Undeniably “machismo” is an integral part of Costa Rican and Latin society in general, where men are still seen as the primary breadwinners even when they are not, while women are seen as being responsible for domestic work.
The traditional family roles of men and women have certainly changed over the last few generations. Women in Costa Rican society are hard workers and more ethical than their men. Today women in Costa Rica work outside the home, and more and more are heading single family households.
In many businesses today women are in leadership roles, making decisions. At many banks, for instance, women are tellers, a role that only a decade back was the exclusive role of men.
The shift, from a girl being raised to believe that education was not important so she had to stay home and help her mother with chores, and that the workplace did not provide career advancement, has been rapid. Throughout the San Jose province, at least.
That change has not been missed by the country’s financial institutions.
At Banco Nacional (BN), for example, they have the “Banca Mujer“, a program for women to succeed in business and with financial services geared to women.
“The BN initiative improves access of women entrepreneurs to the financial system, including programs to support companies managed by women through financial and non-financial services. Banco Nacional says its program allows women to be the motor and driver of development for the country,” says the bank’s website.
Banco Popular (BP) provides women its BP Empresarial, offering professional women banking services.
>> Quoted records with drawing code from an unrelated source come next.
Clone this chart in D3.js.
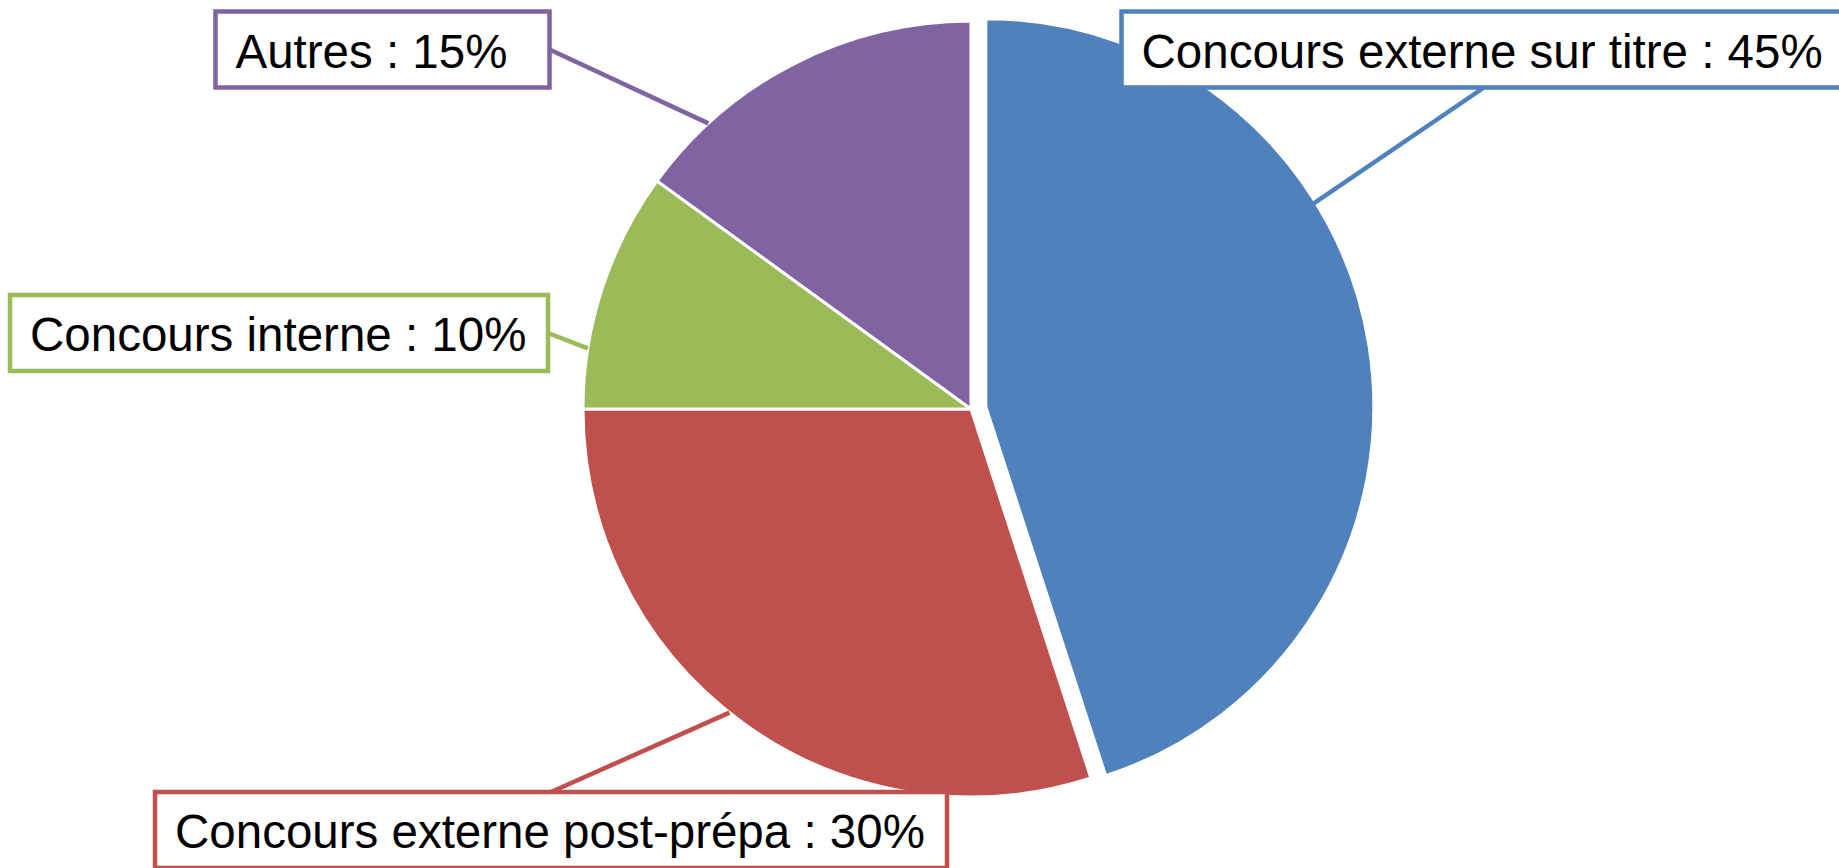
<!DOCTYPE html>
<html>
<head>
<meta charset="utf-8">
<script src="https://cdn.jsdelivr.net/npm/d3@7"></script>
<style>
	html, body { margin: 0; padding: 0; background: #fff; }
	#pie-div { width: 1839px; height: 868px; }
	.slice-label { font-family: "Liberation Sans", Arial, sans-serif; font-size: 47.5px; fill: #000; }
</style>
</head>
<body>
<div id="pie-div"></div>
<script>
//Data
	var categories = ["Concours externe sur titre", "Concours externe post-prépa", "Concours interne", "Autres"];
	var shares = [45, 30, 10, 15];
	var sliceColors = ["#4F81BD", "#C0504D", "#9BBB59", "#8064A2"];
	var exploded = [15, 0, 0, 0]; //px pulled out of the pie

//Label layout (box position/size, where the leader leaves the box, where it points on the slice)
	var boxX = [1121.5, 155, 10, 215.5];
	var boxY = [11.5, 792, 295, 11.5];
	var boxW = [725, 792, 538, 334];
	var boxH = 76;
	var boxPad = 20;
	var leaderSide = ["bottom", "top", "right", "right"];
	var leaderAngle = [58.4, 218.5, 279, 317.4]; //degrees clockwise from 12 o'clock
	var leaderReach = [0.927, 1, 1, 1]; //fraction of radius

//Canvas
	var w = parseInt(d3.select('#pie-div').style('width'), 10),
		h = parseInt(d3.select('#pie-div').style('height'), 10);

	var cx = 971, cy = 409, radius = 388;

	var rows = categories.map(function(c, i) {
		return { name: c, value: shares[i], color: sliceColors[i], pull: exploded[i], i: i };
	});

	var pie = d3.pie().sort(null).value(function(d) { return d.value; });
	var arc = d3.arc().innerRadius(0).outerRadius(radius);

	var svg = d3.select("#pie-div")
		.append("svg")
		.attr("width", w)
		.attr("height", h)
		.append("g")
			.attr("transform", "translate(" + cx + "," + cy + ")");

	var arcs = pie(rows);

	function offset(d) {
		var mid = (d.startAngle + d.endAngle) / 2;
		return d3.pointRadial(mid, d.data.pull);
	}

//Slices
	svg.selectAll("path.slice")
		.data(arcs)
		.enter()
		.append("path")
			.attr("class", "slice")
			.attr("d", arc)
			.attr("fill", function(d) { return d.data.color; })
			.attr("stroke", "#fff")
			.attr("stroke-width", 3)
			.attr("transform", function(d) { var o = offset(d); return "translate(" + o[0] + "," + o[1] + ")"; });

//Leader lines
	var labelLayer = d3.select("#pie-div svg").append("g");

	function boxAnchor(i) {
		var s = leaderSide[i];
		if (s === "bottom") return [boxX[i] + boxW[i] / 2, boxY[i] + boxH];
		if (s === "top") return [boxX[i] + boxW[i] / 2, boxY[i]];
		if (s === "right") return [boxX[i] + boxW[i], boxY[i] + boxH / 2];
		return [boxX[i], boxY[i] + boxH / 2];
	}

	function leaderEnd(d) {
		var p = d3.pointRadial(leaderAngle[d.data.i] * Math.PI / 180, radius * leaderReach[d.data.i]);
		var o = offset(d);
		return [cx + o[0] + p[0], cy + o[1] + p[1]];
	}

	labelLayer.selectAll("line")
		.data(arcs)
		.enter()
		.append("line")
			.attr("x1", function(d) { return boxAnchor(d.data.i)[0]; })
			.attr("y1", function(d) { return boxAnchor(d.data.i)[1]; })
			.attr("x2", function(d) { return leaderEnd(d)[0]; })
			.attr("y2", function(d) { return leaderEnd(d)[1]; })
			.attr("stroke", function(d) { return d.data.color; })
			.attr("stroke-width", 4.5);

//Label boxes
	var labels = labelLayer.selectAll("g.label")
		.data(arcs)
		.enter()
		.append("g")
			.attr("class", "label")
			.attr("transform", function(d) { return "translate(" + boxX[d.data.i] + "," + boxY[d.data.i] + ")"; });

	labels.append("rect")
		.attr("width", function(d) { return boxW[d.data.i]; })
		.attr("height", boxH)
		.attr("fill", "#fff")
		.attr("stroke", function(d) { return d.data.color; })
		.attr("stroke-width", 4.5);

	labels.append("text")
		.attr("class", "slice-label")
		.attr("x", boxPad)
		.attr("y", boxH / 2 + 18)
		.text(function(d) { return d.data.name + " : " + d3.format(".0f")(d.data.value) + "%"; });
</script>
</body>
</html>
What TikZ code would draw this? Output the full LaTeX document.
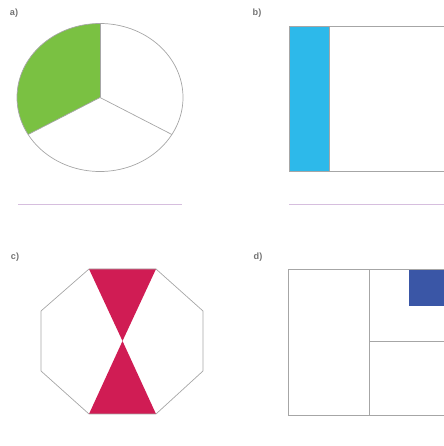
\documentclass[tikz,border=0pt]{standalone}
\usepackage{fontspec}
\setsansfont{Liberation Sans}
\definecolor{piegreen}{RGB}{122,193,66}
\definecolor{barblue}{RGB}{45,185,234}
\definecolor{bowred}{RGB}{208,28,84}
\definecolor{sqblue}{RGB}{58,86,166}
\definecolor{linelilac}{RGB}{214,190,222}
\begin{document}
\begin{tikzpicture}[x=0.5mm,y=0.5mm,
    outline/.style={draw=black!35,line width=1pt,line join=miter},
    answer/.style={draw=linelilac,line width=1.3pt},
    tag/.style={font=\sffamily\bfseries\fontsize{13}{15}\selectfont,text=black!55}]
      \useasboundingbox (0,0) rectangle (444,446);
      \clip (0,0) rectangle (444,446);
      % a) circle in thirds
      \node[tag] (lbla) at (14,433) {a)};
      \fill[piegreen] (100,348.5) -- (100,422.5) arc[start angle=90,end angle=210,x radius=83,y radius=74] -- cycle;
      \draw[outline] (100,348.5) ellipse[x radius=83,y radius=74];
      \draw[outline] (100,348.5) -- ++(90:83 and 74);
      \draw[outline] (100,348.5) -- ++(210:83 and 74);
      \draw[outline] (100,348.5) -- ++(330:83 and 74);
      \draw[answer] (18,242) -- (182,242);
      % b) bar
      \node[tag] (lblb) at (257,433) {b)};
      \fill[barblue] (289,275) rectangle (329,420);
      \draw[outline] (289,275) rectangle (460,420);
      \draw[outline] (329,275) -- (329,420);
      \draw[answer] (289,242) -- (460,242);
      % c) octagon
      \node[tag] (lblc) at (15,189) {c)};
      \fill[bowred] (89,177) -- (156,177) -- (122.5,105) -- cycle;
      \fill[bowred] (89,32) -- (156,32) -- (122.5,105) -- cycle;
      \draw[outline] (89,177) -- (156,177) -- (203,135) -- (203,75) -- (156,32)
        -- (89,32) -- (41,75) -- (41,135) -- cycle;
      % d) squares
      \node[tag] (lbld) at (258,189) {d)};
      \fill[sqblue] (409,140) rectangle (460,177);
      \draw[outline] (288,31) rectangle (460,177);
      \draw[outline] (369,31) -- (369,177);
      \draw[outline] (369,105) -- (460,105);
\end{tikzpicture}
\end{document}
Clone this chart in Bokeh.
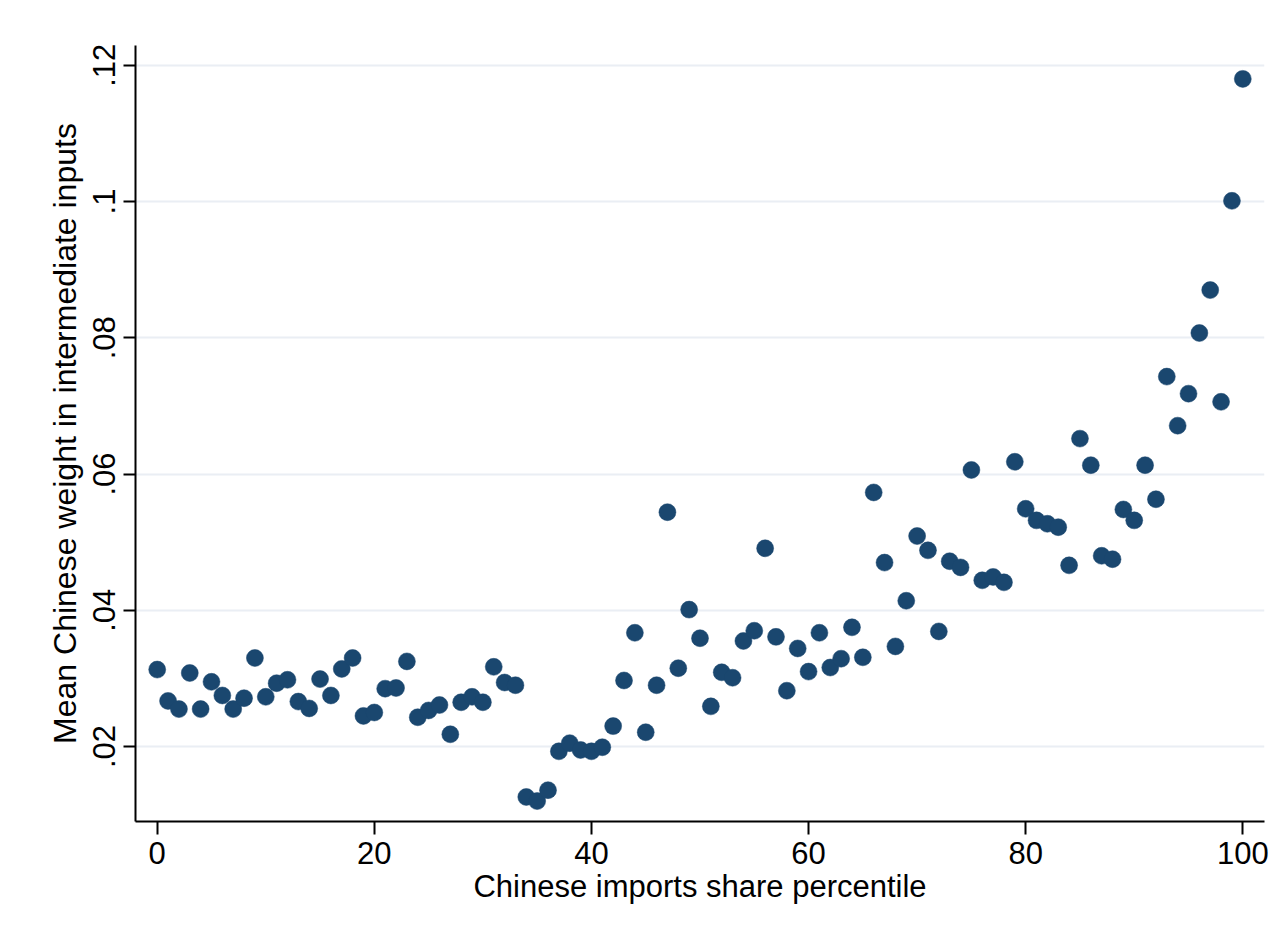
from bokeh.plotting import figure
from bokeh.models import Range1d, FixedTicker, CustomJSTickFormatter
from bokeh.embed import file_html
from bokeh.resources import INLINE

# Data: percentile of Chinese imports share (x) and mean Chinese weight (y)
percentile = [0, 1, 2, 3, 4, 5, 6, 7, 8, 9,
              10, 11, 12, 13, 14, 15, 16, 17, 18, 19,
              20, 21, 22, 23, 24, 25, 26, 27, 28, 29,
              30, 31, 32, 33, 34, 35, 36, 37, 38, 39,
              40, 41, 42, 43, 44, 45, 46, 47, 48, 49,
              50, 51, 52, 53, 54, 55, 56, 57, 58, 59,
              60, 61, 62, 63, 64, 65, 66, 67, 68, 69,
              70, 71, 72, 73, 74, 75, 76, 77, 78, 79,
              80, 81, 82, 83, 84, 85, 86, 87, 88, 89,
              90, 91, 92, 93, 94, 95, 96, 97, 98, 99, 100]

mean_weight = [0.0313, 0.0267, 0.0255, 0.0308, 0.0255, 0.0295, 0.0275, 0.0255, 0.0271, 0.0330,
               0.0273, 0.0293, 0.0298, 0.0266, 0.0256, 0.0299, 0.0275, 0.0314, 0.0330, 0.0245,
               0.0250, 0.0285, 0.0286, 0.0325, 0.0243, 0.0253, 0.0261, 0.0218, 0.0265, 0.0273,
               0.0265, 0.0317, 0.0294, 0.0290, 0.0126, 0.0120, 0.0136, 0.0193, 0.0205, 0.0195,
               0.0193, 0.0199, 0.0230, 0.0297, 0.0367, 0.0221, 0.0290, 0.0544, 0.0315, 0.0401,
               0.0359, 0.0259, 0.0309, 0.0301, 0.0355, 0.0370, 0.0491, 0.0361, 0.0282, 0.0344,
               0.0310, 0.0367, 0.0316, 0.0329, 0.0375, 0.0331, 0.0573, 0.0470, 0.0347, 0.0414,
               0.0509, 0.0488, 0.0369, 0.0472, 0.0463, 0.0606, 0.0444, 0.0449, 0.0441, 0.0618,
               0.0549, 0.0532, 0.0527, 0.0522, 0.0466, 0.0652, 0.0613, 0.0480, 0.0475, 0.0548,
               0.0532, 0.0613, 0.0563, 0.0743, 0.0671, 0.0718, 0.0807, 0.0870, 0.0706, 0.1001,
               0.1180]

x_ticks = [0, 20, 40, 60, 80, 100]
y_ticks = [0.02, 0.04, 0.06, 0.08, 0.10, 0.12]

x_title = "Chinese imports share percentile"
y_title = "Mean Chinese weight in intermediate inputs"

FONT = "Liberation Sans"
NAVY = "#1a476f"

p = figure(width=1271, height=924, output_backend="svg", toolbar_location=None,
           x_range=Range1d(-2.0, 102.0), y_range=Range1d(0.0090, 0.1229),
           min_border_left=135, min_border_top=45, min_border_right=7, min_border_bottom=103)

p.scatter(percentile, mean_weight, size=17, fill_color=NAVY, line_color=NAVY, line_width=0.5)

p.background_fill_color = "white"
p.border_fill_color = "white"
p.outline_line_color = None

# grid
p.xgrid.grid_line_color = None
p.ygrid.grid_line_color = "#eaeef4"
p.ygrid.grid_line_width = 2

# x axis
xa = p.xaxis[0]
xa.ticker = FixedTicker(ticks=x_ticks)
xa.axis_label = x_title
xa.axis_label_text_font = FONT
xa.axis_label_text_font_size = "31px"
xa.axis_label_text_font_style = "normal"
xa.axis_label_text_color = "black"
xa.axis_label_standoff = 2
xa.major_label_text_font = FONT
xa.major_label_text_font_size = "31px"
xa.major_label_text_color = "black"
xa.major_label_standoff = 7
xa.axis_line_width = 2
xa.axis_line_color = "black"
xa.major_tick_line_width = 2
xa.major_tick_line_color = "black"
xa.major_tick_out = 13
xa.major_tick_in = 0
xa.minor_tick_line_color = None

# y axis
ya = p.yaxis[0]
ya.ticker = FixedTicker(ticks=y_ticks)
ya.formatter = CustomJSTickFormatter(code="""
let s = tick.toFixed(2);
s = s.replace(/^0/, '');
s = s.replace(/0+$/, '');
return s;
""")
ya.major_label_orientation = "vertical"
ya.axis_label = y_title
ya.axis_label_text_font = FONT
ya.axis_label_text_font_size = "32px"
ya.axis_label_text_font_style = "normal"
ya.axis_label_text_color = "black"
ya.axis_label_standoff = 8
ya.major_label_text_font = FONT
ya.major_label_text_font_size = "31px"
ya.major_label_text_color = "black"
ya.major_label_standoff = 8
ya.axis_line_width = 2
ya.axis_line_color = "black"
ya.major_tick_line_width = 2
ya.major_tick_line_color = "black"
ya.major_tick_out = 12
ya.major_tick_in = 0
ya.minor_tick_line_color = None

open("out.html", "w").write(file_html(p, INLINE))
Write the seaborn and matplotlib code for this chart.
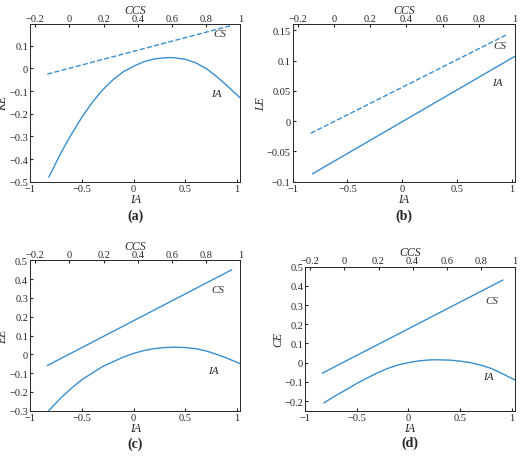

The bank says that this sector has grown 70% since 2010. “More and more women are involved in business management, requiring proper attention to the needs of their business,” says the BP website.
Banco Nacional says that their Banca Mujer offering has now more than 14,000 businesswomen as customers, more than doubling the portfolio since 2010. This year Banco Nacional says it has placed more than ¢115 billion colones in credit directed to women in business.
At Banco de Costa Rica (BCR), the business of catering to women is described as “it’s an attractive industry with great demands.”
In addition to the three State banks, public banks have also started devoting resources to the development, growth and training for women business managers and owners.
The lack of mentors or extensive networking makes it hard for businesswomen to grow their companies in Costa Rica and Latin America. According to a study by the Multilateral Investment Fund, or FOMIN, a unit of the Inter-American Development Bank, shows that 46 percent of female entrepreneurs in Latin America have no mentors. The survey interviewed entrepreneurs in Brazil, Mexico, Colombia, Argentina, Peru, Chile, Costa Rica, Uruguay and Jamaica.
Besides heading or owning businesses, women today in Costa Rica are also playing an important role in politics. For the first time in the history of the country there has been a woman president, and a large number of women as ministers, deputy ministers and heads of autonomous government agencies.
Despite this advancement, the poor performance or “not living up to expectations” by President Laura Chinchilla leaves many to believe that we will not see another woman president in Costa Rica for some time. But that may not be so far off. Although there are no women candidates for the 2014 presidential race, each political party has a woman in the vice-presidency slot.